Well, an irregular toroid would make most sense. Obviously the spin created by the black hole, and the fact that the black holes poles are active, would prevent any spherical figure from being described by the debris circling there, the activity at the poles would push the debris out again if that were to happen.

Think about a black hole with NOTHING around it. No matter, no dark ring around it, a black hole nomad if you will encountering only the occasional body of mass, clump of matter, glob of energy every so often.

Let us say it approaches a galaxy, an outer arm for example. When approaches a solar system, it destabilises pre existing orbits, and bodies in that region begin to fall in toward it. Some of them may approach at an angle which sees them flung off into realms unknown, some will be put into a highly eccentric, long orbit around the object, and others will be forced directly into its maw. When an object strays to close, it looses any atmosphere it might contain, then it begins to truly break apart. The black hole, it begins to feed, the material it consumes being swept into a tight, circular smear around its girth, before being consumed. But things like stars are not consumed in one stream of matter, sucked away in a uniform fashion.

Yes, a star might loose its upper layers in a steady-ish stream, but its heart will not spool out to the same degree.
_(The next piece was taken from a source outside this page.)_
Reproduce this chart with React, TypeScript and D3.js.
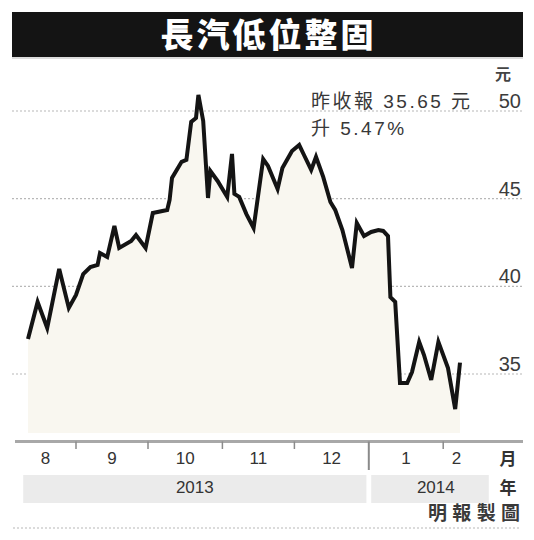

It is a thicker and more troublesome prospect than the photosphere would be, not strung out to the same degree at all. If that smear, that ring around a black hole during a light snack was to reflect this, it would feature all the matter of all the planets and the photosphere of the star, but there would be a lumpen part of that ring, an irregularity where that density of matter that was the heart of a star, could be tracked to its final destruction and consumption.

The difference here is, that in the OP image and the example it reflects, the black hole in question is consuming many, MANY times that amount of stuff, and so the shape of the ring around the thing becomes a source of confusion. It seems to me however, that the only difference, is one of scale.